● Problem to solve: Transcribe every line of the listing below without any deviation.

— begin Data lines —

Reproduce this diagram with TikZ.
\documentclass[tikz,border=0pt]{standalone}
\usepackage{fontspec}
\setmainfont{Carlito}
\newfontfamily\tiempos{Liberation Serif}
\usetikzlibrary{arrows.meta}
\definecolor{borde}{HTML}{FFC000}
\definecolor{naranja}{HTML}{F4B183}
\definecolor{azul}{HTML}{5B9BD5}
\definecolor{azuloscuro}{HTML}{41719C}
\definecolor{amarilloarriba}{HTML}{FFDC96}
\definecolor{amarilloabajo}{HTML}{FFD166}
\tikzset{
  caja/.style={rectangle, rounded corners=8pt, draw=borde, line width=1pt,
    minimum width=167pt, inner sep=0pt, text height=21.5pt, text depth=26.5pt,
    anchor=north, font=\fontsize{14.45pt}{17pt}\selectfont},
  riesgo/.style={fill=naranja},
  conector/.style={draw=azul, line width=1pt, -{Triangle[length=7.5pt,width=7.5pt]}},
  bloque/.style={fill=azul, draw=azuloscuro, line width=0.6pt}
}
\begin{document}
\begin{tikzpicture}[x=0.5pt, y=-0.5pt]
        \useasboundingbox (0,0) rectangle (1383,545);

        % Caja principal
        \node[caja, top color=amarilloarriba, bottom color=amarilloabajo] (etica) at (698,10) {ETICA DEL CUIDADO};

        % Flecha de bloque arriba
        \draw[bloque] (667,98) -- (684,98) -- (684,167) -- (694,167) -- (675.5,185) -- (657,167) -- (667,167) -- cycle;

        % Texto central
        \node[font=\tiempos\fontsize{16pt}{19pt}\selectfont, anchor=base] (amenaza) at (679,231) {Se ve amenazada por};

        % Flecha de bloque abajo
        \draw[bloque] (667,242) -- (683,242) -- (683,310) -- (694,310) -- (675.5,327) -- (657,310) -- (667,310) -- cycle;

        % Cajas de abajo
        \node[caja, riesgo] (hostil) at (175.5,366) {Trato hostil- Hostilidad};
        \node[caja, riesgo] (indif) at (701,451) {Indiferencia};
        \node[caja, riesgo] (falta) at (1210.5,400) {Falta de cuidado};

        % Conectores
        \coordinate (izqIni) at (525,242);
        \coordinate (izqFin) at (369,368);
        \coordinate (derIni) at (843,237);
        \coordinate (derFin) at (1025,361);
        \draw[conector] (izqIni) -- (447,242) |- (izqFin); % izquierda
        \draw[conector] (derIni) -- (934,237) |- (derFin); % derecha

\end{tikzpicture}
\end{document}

— end Data lines —

● Answer to this task:
Reproduce this diagram with TikZ.
\documentclass[tikz,border=0pt]{standalone}
\usepackage{fontspec}
\setmainfont{Carlito}
\newfontfamily\tiempos{Liberation Serif}
\usetikzlibrary{arrows.meta}
\definecolor{borde}{HTML}{FFC000}
\definecolor{naranja}{HTML}{F4B183}
\definecolor{azul}{HTML}{5B9BD5}
\definecolor{azuloscuro}{HTML}{41719C}
\definecolor{amarilloarriba}{HTML}{FFDC96}
\definecolor{amarilloabajo}{HTML}{FFD166}
\tikzset{
  caja/.style={rectangle, rounded corners=8pt, draw=borde, line width=1pt,
    minimum width=167pt, inner sep=0pt, text height=21.5pt, text depth=26.5pt,
    anchor=north, font=\fontsize{14.45pt}{17pt}\selectfont},
  riesgo/.style={fill=naranja},
  conector/.style={draw=azul, line width=1pt, -{Triangle[length=7.5pt,width=7.5pt]}},
  bloque/.style={fill=azul, draw=azuloscuro, line width=0.6pt}
}
\begin{document}
\begin{tikzpicture}[x=0.5pt, y=-0.5pt]
        \useasboundingbox (0,0) rectangle (1383,545);

        % Caja principal
        \node[caja, top color=amarilloarriba, bottom color=amarilloabajo] (etica) at (698,10) {ETICA DEL CUIDADO};

        % Flecha de bloque arriba
        \draw[bloque] (667,98) -- (684,98) -- (684,167) -- (694,167) -- (675.5,185) -- (657,167) -- (667,167) -- cycle;

        % Texto central
        \node[font=\tiempos\fontsize{16pt}{19pt}\selectfont, anchor=base] (amenaza) at (679,231) {Se ve amenazada por};

        % Flecha de bloque abajo
        \draw[bloque] (667,242) -- (683,242) -- (683,310) -- (694,310) -- (675.5,327) -- (657,310) -- (667,310) -- cycle;

        % Cajas de abajo
        \node[caja, riesgo] (hostil) at (175.5,366) {Trato hostil- Hostilidad};
        \node[caja, riesgo] (indif) at (701,451) {Indiferencia};
        \node[caja, riesgo] (falta) at (1210.5,400) {Falta de cuidado};

        % Conectores
        \coordinate (izqIni) at (525,242);
        \coordinate (izqFin) at (369,368);
        \coordinate (derIni) at (843,237);
        \coordinate (derFin) at (1025,361);
        \draw[conector] (izqIni) -- (447,242) |- (izqFin); % izquierda
        \draw[conector] (derIni) -- (934,237) |- (derFin); % derecha

\end{tikzpicture}
\end{document}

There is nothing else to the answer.